Technically, we note cable has come back to test the trend line from which it broke out last week. This is currently holding as support, but there’s a chance we could see pressure from more Fed speakers this week as well as the ongoing Brexit debate and political goings on in the UK. A pull back into the falling channel would be a bearish signal and see the GBP back to its weakening ways. If support holds, however, bulls will eye 1.46 again and perhaps 1.47 for Aug 2015 falling restistance.
GBP/EUR is losing momentum in the battle against its 50-day MA, not helped by some USD strength. Potential for the pair to be consolidating into a downwards channel. Mario Draghi must be wondering what’s going on.
the pair is heading for a test of 1.2750 with 10 Mar falling highs adding to downside pressure. A break below support will serve to reassure bears that we do indeed have a falling channel in play and put 1.2645 as a potential target, while bulls are hopeful of a bounce back up to 1.28.

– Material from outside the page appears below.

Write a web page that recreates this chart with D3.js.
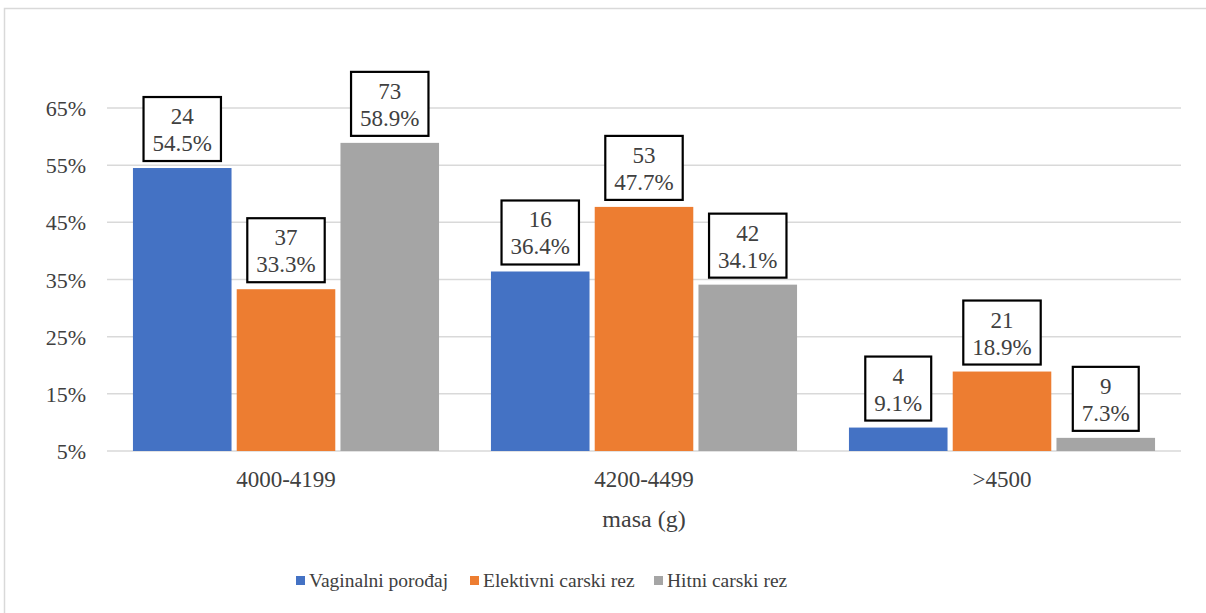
<!DOCTYPE html>
<html>
<head>
<meta charset="utf-8">
<style>
  body { margin: 0; background: #fff; }
</style>
</head>
<body>
<svg width="1206" height="613" font-family="'Liberation Serif', 'Times New Roman', 'Liberation Sans', Arial, sans-serif"></svg>
<script src="https://d3js.org/d3.v7.min.js"></script>
<script>

var categories = ["4000-4199", "4200-4499", ">4500"];
var seriesNames = ["Vaginalni porođaj", "Elektivni carski rez", "Hitni carski rez"];
var seriesColors = ["#4472c4", "#ed7d31", "#a5a5a5"];
var percents = [
  [54.5, 36.4, 9.1],
  [33.3, 47.7, 18.9],
  [58.9, 34.1, 7.3]
];
var counts = [
  [24, 16, 4],
  [37, 53, 21],
  [73, 42, 9]
];
var yTicks = [5, 15, 25, 35, 45, 55, 65];
var textColor = "#404040";

var svg = d3.select("svg");

// chart border
svg.append("rect")
    .attr("x", 4.5).attr("y", 8.5)
    .attr("width", 1210).attr("height", 620)
    .attr("fill", "none")
    .attr("stroke", "#d9d9d9")
    .attr("stroke-width", 1.5);

var x0 = d3.scaleBand()
    .domain(categories)
    .range([107, 1181])
    .paddingInner(0.145)
    .paddingOuter(0.0725);

var x1 = d3.scaleBand()
    .domain(d3.range(seriesNames.length))
    .range([0, x0.bandwidth()])
    .paddingInner(0.05);

var y = d3.scaleLinear()
    .domain([5, 65])
    .range([451, 108]);

// gridlines
svg.append("g")
  .selectAll("line")
  .data(yTicks)
  .enter().append("line")
    .attr("x1", 107).attr("x2", 1181)
    .attr("y1", function(d) { return y(d); })
    .attr("y2", function(d) { return y(d); })
    .attr("stroke", "#d9d9d9")
    .attr("stroke-width", 1.5);

// y tick labels
svg.append("g")
  .selectAll("text")
  .data(yTicks)
  .enter().append("text")
    .attr("x", 86)
    .attr("y", function(d) { return y(d) + 8; })
    .attr("text-anchor", "end")
    .attr("font-size", 22)
    .attr("fill", textColor)
    .text(function(d) { return d + "%"; });

// category labels
svg.append("g")
  .selectAll("text")
  .data(categories)
  .enter().append("text")
    .attr("x", function(d) { return x0(d) + x0.bandwidth() / 2; })
    .attr("y", 487)
    .attr("text-anchor", "middle")
    .attr("font-size", 23)
    .attr("fill", textColor)
    .text(function(d) { return d; });

svg.append("text")
    .attr("x", 644)
    .attr("y", 527)
    .attr("text-anchor", "middle")
    .attr("font-size", 24)
    .attr("fill", textColor)
    .text("masa (g)");

// bars
var groups = svg.append("g")
  .selectAll("g")
  .data(seriesNames)
  .enter().append("g");

groups.each(function(name, s) {
  var g = d3.select(this);
  categories.forEach(function(cat, c) {
    var bx = x0(cat) + x1(s);
    var v = percents[s][c];
    g.append("rect")
        .attr("x", bx)
        .attr("y", y(v))
        .attr("width", x1.bandwidth())
        .attr("height", y(5) - y(v))
        .attr("fill", seriesColors[s]);

    // data label box
    var cx = bx + x1.bandwidth() / 2;
    var bottom = y(v) - 7;
    var lab = g.append("g");
    var box = lab.append("rect");
    var t1 = lab.append("text")
        .attr("x", cx).attr("y", bottom - 37)
        .attr("text-anchor", "middle")
        .attr("font-size", 23)
        .attr("fill", textColor)
        .text(counts[s][c]);
    var t2 = lab.append("text")
        .attr("x", cx).attr("y", bottom - 10)
        .attr("text-anchor", "middle")
        .attr("font-size", 23)
        .attr("fill", textColor)
        .text(v.toFixed(1) + "%");
    var w = Math.max(t1.node().getBBox().width, t2.node().getBBox().width) + 18;
    box.attr("x", cx - w / 2)
        .attr("y", bottom - 64)
        .attr("width", w)
        .attr("height", 64)
        .attr("fill", "#fff")
        .attr("stroke", "#000")
        .attr("stroke-width", 2.2);
  });
});

// legend
var legendX = [296, 470, 654];
var legend = svg.append("g")
  .selectAll("g")
  .data(seriesNames)
  .enter().append("g")
    .attr("transform", function(d, i) { return "translate(" + legendX[i] + ",576)"; });

legend.append("rect")
    .attr("width", 9).attr("height", 9)
    .attr("fill", function(d, i) { return seriesColors[i]; });

legend.append("text")
    .attr("x", 13)
    .attr("y", 11)
    .attr("font-size", 19.5)
    .attr("fill", textColor)
    .text(function(d) { return d; });

</script>
</body>
</html>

EUR/USD continues to trend upwards with fed-induced USD weakness helping make the EUR even stronger. May 2014 falling resistance was breached last week and the pair is currently consolidating once more just below 1.13, which coincides with the high of the day on 9 Feb. Bulls will salivate if we get back to those levels, but with a falling resistance line connecting the highs since mid-Oct, bears will be tempted to bet on a pullback all the way to 1.0822 support in a sideways channel.